* _Provided data_:

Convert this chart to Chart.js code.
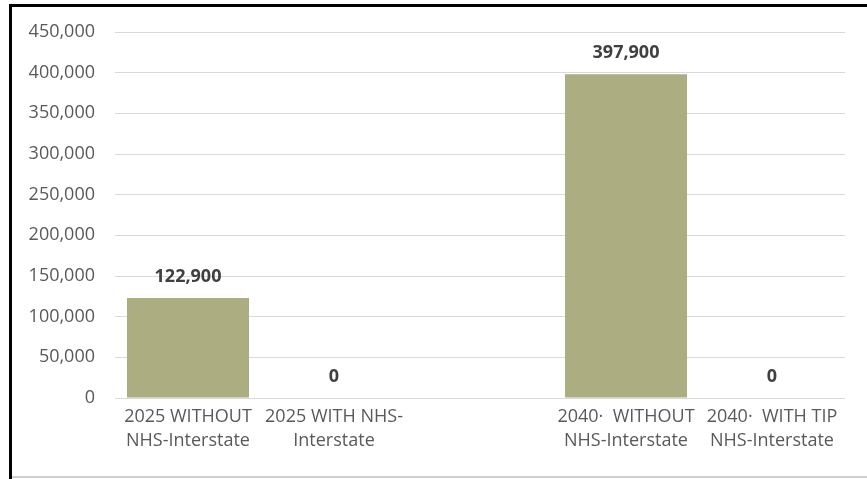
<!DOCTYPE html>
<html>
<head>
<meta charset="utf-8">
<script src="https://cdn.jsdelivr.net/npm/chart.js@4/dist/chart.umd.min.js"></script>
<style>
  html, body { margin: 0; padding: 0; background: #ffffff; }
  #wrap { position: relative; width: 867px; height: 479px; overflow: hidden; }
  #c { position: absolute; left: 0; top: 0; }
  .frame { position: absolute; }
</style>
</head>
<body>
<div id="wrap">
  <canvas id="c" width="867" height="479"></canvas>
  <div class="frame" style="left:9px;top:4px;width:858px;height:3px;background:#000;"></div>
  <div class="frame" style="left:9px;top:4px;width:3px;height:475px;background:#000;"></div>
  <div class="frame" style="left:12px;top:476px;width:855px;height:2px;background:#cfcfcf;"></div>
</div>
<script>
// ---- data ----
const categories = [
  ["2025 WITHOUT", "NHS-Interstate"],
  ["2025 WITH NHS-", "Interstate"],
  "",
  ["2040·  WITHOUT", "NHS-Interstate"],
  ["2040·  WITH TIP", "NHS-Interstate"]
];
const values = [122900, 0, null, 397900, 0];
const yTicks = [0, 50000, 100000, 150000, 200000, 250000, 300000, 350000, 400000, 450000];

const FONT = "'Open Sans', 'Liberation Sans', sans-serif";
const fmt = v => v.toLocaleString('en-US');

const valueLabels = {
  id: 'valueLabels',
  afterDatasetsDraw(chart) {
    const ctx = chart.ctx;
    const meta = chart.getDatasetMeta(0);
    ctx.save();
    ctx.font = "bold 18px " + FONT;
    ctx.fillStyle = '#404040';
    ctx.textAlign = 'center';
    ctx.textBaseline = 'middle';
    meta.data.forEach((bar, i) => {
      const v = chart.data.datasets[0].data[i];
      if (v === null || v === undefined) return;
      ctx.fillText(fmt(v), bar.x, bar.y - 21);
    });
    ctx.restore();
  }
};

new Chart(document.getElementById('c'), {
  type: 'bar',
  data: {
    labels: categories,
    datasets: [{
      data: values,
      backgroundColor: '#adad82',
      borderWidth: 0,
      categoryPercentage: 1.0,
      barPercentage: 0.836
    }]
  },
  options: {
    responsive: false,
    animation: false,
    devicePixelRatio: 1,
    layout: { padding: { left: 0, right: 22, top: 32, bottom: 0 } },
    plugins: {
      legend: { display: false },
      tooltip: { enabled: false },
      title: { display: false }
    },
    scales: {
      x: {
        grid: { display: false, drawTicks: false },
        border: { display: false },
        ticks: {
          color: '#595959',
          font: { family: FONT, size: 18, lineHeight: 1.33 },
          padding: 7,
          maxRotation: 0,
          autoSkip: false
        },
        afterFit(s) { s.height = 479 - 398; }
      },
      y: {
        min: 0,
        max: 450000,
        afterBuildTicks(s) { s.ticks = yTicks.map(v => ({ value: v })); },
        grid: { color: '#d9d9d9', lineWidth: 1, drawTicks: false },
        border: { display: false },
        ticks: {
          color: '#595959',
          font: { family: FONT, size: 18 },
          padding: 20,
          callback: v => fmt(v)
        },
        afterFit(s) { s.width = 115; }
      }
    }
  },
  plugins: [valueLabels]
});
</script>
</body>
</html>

* _The task_: Everything from the first line to the line with "const fmt = v => v.toLocaleString('en-US');" must be repeated exactly, and nothing else. Leave the pictures out.

* _Task solution_:
Convert this chart to Chart.js code.
<!DOCTYPE html>
<html>
<head>
<meta charset="utf-8">
<script src="https://cdn.jsdelivr.net/npm/chart.js@4/dist/chart.umd.min.js"></script>
<style>
  html, body { margin: 0; padding: 0; background: #ffffff; }
  #wrap { position: relative; width: 867px; height: 479px; overflow: hidden; }
  #c { position: absolute; left: 0; top: 0; }
  .frame { position: absolute; }
</style>
</head>
<body>
<div id="wrap">
  <canvas id="c" width="867" height="479"></canvas>
  <div class="frame" style="left:9px;top:4px;width:858px;height:3px;background:#000;"></div>
  <div class="frame" style="left:9px;top:4px;width:3px;height:475px;background:#000;"></div>
  <div class="frame" style="left:12px;top:476px;width:855px;height:2px;background:#cfcfcf;"></div>
</div>
<script>
// ---- data ----
const categories = [
  ["2025 WITHOUT", "NHS-Interstate"],
  ["2025 WITH NHS-", "Interstate"],
  "",
  ["2040·  WITHOUT", "NHS-Interstate"],
  ["2040·  WITH TIP", "NHS-Interstate"]
];
const values = [122900, 0, null, 397900, 0];
const yTicks = [0, 50000, 100000, 150000, 200000, 250000, 300000, 350000, 400000, 450000];

const FONT = "'Open Sans', 'Liberation Sans', sans-serif";
const fmt = v => v.toLocaleString('en-US');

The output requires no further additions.